Education is the future of classical music
By Melinda Bargreen
During the past decade, reports about the impending death of classical music have arrived with such regularity that doom-saying is practically a full-time activity for several arts journalists.
Today's pop culture, they say, with the idol-of-the-moment TV spectaculars and the cult of celebrity – combined with the serious decline of music education in many school districts – has built a society in which classical music is terra incognita to most people. Concert activity, buoyed up by a handful of aging donors, is confined mainly to blue-haired dowagers who make their increasingly decrepit way to the halls in order to hear the same stale pieces performed by the same bored musicians.
Or so they say.
Attendees at a national classical-music summit held at Seattle University last month, however, had a whole span of quite different views. Presented jointly by Seattle U. and Bellevue Philharmonic CEO Jennifer McCausland, the summit brought in representatives from coast to coast – Carnegie Hall, the Los Angeles Philharmonic, the San Francisco Symphony, The Washington Post, and several others – and described a classical-music industry that is doing considerably more than rearranging the deck chairs on the Titanic.

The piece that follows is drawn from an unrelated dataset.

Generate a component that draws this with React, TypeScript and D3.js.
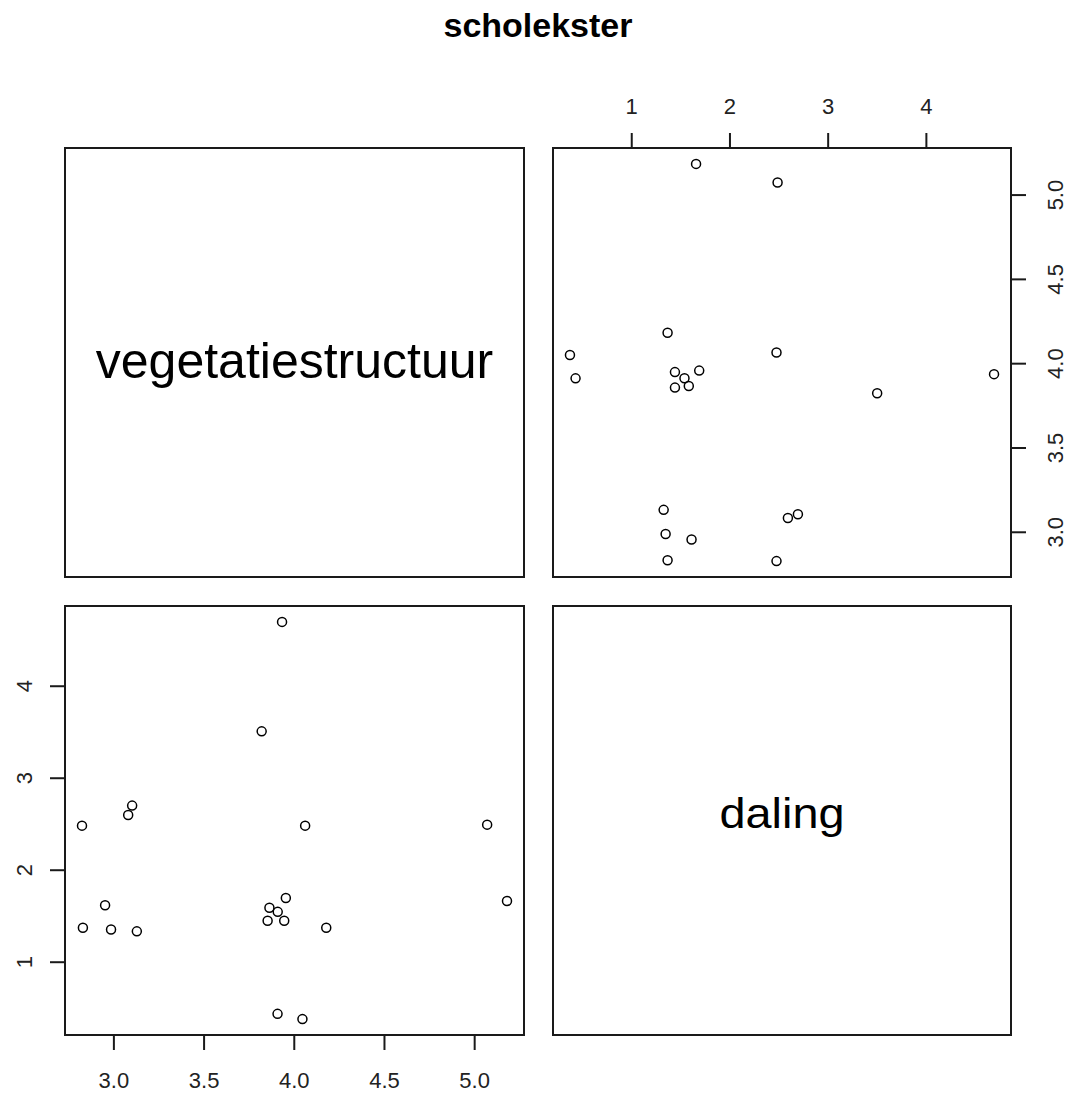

Most of them, in fact, took a line pretty close to that of moderator and Seattle Symphony music director Gerard Schwarz, whose introductory remarks included this observation: "This is the most positive time in my career for classical music. When I came to Seattle 25 years ago, the Symphony had 4,000 subscribers; now we have more than 35,000." And when you count education and community programs, the Symphony reaches 315,000 people a year.